Data provided =>
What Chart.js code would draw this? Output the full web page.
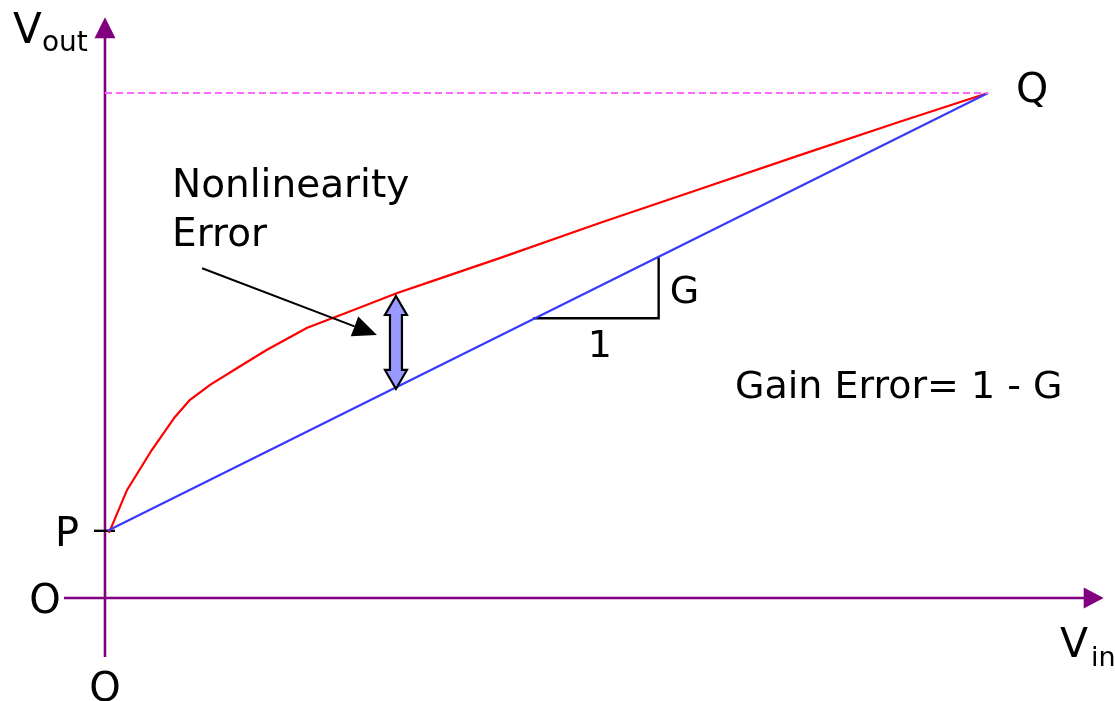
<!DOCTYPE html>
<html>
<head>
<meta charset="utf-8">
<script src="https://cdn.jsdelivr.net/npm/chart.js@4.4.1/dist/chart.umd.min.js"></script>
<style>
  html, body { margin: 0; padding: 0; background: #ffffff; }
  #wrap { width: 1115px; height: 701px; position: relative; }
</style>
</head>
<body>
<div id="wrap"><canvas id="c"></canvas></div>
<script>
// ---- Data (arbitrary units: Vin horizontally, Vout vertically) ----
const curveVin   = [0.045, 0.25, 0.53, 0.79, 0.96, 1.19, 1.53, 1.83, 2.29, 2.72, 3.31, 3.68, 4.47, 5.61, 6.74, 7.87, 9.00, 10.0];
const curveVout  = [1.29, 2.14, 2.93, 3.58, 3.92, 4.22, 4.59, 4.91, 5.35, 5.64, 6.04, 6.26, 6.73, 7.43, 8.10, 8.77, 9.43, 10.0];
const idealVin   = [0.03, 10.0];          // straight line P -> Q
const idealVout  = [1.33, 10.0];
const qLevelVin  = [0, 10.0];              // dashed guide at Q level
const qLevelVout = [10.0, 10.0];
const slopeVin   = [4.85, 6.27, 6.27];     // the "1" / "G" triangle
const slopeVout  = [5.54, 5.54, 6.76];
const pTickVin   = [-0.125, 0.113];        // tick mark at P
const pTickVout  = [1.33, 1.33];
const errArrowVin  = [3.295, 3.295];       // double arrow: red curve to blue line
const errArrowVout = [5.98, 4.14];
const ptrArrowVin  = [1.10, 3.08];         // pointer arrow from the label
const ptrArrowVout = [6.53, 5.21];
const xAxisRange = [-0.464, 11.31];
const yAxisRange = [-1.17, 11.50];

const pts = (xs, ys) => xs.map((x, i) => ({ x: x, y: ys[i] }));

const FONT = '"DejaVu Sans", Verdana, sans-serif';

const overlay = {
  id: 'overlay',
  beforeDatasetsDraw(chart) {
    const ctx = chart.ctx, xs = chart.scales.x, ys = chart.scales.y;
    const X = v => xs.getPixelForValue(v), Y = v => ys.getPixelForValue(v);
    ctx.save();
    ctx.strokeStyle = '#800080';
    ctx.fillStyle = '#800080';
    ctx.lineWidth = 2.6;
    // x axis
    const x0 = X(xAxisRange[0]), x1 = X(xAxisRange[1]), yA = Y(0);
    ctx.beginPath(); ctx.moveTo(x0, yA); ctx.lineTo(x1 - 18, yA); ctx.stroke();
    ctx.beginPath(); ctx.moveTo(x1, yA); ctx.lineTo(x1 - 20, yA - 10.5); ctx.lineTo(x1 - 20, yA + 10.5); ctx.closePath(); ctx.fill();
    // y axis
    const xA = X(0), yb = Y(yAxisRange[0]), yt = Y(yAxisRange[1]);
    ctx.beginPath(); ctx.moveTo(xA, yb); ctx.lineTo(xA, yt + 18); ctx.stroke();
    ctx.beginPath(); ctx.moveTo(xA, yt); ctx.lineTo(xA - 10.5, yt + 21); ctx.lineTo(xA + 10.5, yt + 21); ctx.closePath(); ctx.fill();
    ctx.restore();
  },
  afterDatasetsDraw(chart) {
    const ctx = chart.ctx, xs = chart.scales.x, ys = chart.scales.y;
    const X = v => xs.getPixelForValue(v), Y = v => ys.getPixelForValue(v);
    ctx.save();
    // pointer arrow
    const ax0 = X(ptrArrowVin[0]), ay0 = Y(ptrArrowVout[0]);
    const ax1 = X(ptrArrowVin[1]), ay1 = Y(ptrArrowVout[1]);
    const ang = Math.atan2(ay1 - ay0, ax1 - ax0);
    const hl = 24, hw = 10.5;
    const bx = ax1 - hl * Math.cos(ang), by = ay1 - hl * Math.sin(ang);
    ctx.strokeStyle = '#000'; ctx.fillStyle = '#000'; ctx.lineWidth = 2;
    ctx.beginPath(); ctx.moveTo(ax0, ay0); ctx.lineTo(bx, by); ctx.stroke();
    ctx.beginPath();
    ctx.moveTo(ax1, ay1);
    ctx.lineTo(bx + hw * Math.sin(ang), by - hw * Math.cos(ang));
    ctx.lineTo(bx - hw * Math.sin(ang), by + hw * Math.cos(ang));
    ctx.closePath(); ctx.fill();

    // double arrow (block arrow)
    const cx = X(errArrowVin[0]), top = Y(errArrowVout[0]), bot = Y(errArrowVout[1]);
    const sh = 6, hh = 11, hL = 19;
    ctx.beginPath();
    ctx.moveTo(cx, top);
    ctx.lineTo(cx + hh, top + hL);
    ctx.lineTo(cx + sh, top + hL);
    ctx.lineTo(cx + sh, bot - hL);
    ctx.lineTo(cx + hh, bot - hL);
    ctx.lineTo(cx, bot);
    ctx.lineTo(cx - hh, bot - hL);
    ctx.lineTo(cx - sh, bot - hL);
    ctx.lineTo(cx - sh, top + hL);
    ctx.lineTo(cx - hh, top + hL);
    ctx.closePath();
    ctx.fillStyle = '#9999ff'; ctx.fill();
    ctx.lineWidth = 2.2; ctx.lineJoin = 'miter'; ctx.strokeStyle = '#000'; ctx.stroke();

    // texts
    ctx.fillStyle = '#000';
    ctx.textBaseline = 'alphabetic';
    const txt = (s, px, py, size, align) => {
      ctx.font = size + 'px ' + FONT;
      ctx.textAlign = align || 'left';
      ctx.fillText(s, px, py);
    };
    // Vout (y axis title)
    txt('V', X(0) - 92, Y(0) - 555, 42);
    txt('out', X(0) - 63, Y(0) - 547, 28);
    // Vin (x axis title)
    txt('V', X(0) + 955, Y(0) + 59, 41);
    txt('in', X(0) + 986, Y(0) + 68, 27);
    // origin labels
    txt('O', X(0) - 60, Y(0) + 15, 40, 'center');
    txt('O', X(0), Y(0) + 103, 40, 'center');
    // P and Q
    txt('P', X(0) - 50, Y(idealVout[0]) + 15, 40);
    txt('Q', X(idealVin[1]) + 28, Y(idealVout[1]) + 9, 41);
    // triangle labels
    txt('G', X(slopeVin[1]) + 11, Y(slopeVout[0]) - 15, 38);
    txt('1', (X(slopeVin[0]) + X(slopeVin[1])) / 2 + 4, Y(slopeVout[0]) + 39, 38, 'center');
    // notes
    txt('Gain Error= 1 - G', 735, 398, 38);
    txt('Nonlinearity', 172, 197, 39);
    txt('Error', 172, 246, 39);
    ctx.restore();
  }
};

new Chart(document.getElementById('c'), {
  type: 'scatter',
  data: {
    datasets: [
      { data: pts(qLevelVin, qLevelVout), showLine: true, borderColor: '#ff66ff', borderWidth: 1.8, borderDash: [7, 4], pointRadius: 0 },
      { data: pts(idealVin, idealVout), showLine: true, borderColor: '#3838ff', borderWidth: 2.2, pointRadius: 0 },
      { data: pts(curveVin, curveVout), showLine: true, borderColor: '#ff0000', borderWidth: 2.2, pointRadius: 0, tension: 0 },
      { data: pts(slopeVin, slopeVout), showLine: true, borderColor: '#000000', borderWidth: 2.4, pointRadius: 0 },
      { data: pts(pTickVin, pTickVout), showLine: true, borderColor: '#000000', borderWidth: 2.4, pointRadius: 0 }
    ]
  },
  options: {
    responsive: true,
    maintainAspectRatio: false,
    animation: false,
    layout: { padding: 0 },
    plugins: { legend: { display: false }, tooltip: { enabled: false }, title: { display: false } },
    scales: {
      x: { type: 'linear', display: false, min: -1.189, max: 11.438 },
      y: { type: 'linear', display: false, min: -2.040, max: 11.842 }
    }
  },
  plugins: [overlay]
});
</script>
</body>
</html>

What the task asks => Starting at the first line of the material, output exactly the lines up to and including the one with "const yAxisRange = [-1.17, 11.50];". Do not include the pictures.

Solution to the exercise =>
What Chart.js code would draw this? Output the full web page.
<!DOCTYPE html>
<html>
<head>
<meta charset="utf-8">
<script src="https://cdn.jsdelivr.net/npm/chart.js@4.4.1/dist/chart.umd.min.js"></script>
<style>
  html, body { margin: 0; padding: 0; background: #ffffff; }
  #wrap { width: 1115px; height: 701px; position: relative; }
</style>
</head>
<body>
<div id="wrap"><canvas id="c"></canvas></div>
<script>
// ---- Data (arbitrary units: Vin horizontally, Vout vertically) ----
const curveVin   = [0.045, 0.25, 0.53, 0.79, 0.96, 1.19, 1.53, 1.83, 2.29, 2.72, 3.31, 3.68, 4.47, 5.61, 6.74, 7.87, 9.00, 10.0];
const curveVout  = [1.29, 2.14, 2.93, 3.58, 3.92, 4.22, 4.59, 4.91, 5.35, 5.64, 6.04, 6.26, 6.73, 7.43, 8.10, 8.77, 9.43, 10.0];
const idealVin   = [0.03, 10.0];          // straight line P -> Q
const idealVout  = [1.33, 10.0];
const qLevelVin  = [0, 10.0];              // dashed guide at Q level
const qLevelVout = [10.0, 10.0];
const slopeVin   = [4.85, 6.27, 6.27];     // the "1" / "G" triangle
const slopeVout  = [5.54, 5.54, 6.76];
const pTickVin   = [-0.125, 0.113];        // tick mark at P
const pTickVout  = [1.33, 1.33];
const errArrowVin  = [3.295, 3.295];       // double arrow: red curve to blue line
const errArrowVout = [5.98, 4.14];
const ptrArrowVin  = [1.10, 3.08];         // pointer arrow from the label
const ptrArrowVout = [6.53, 5.21];
const xAxisRange = [-0.464, 11.31];
const yAxisRange = [-1.17, 11.50];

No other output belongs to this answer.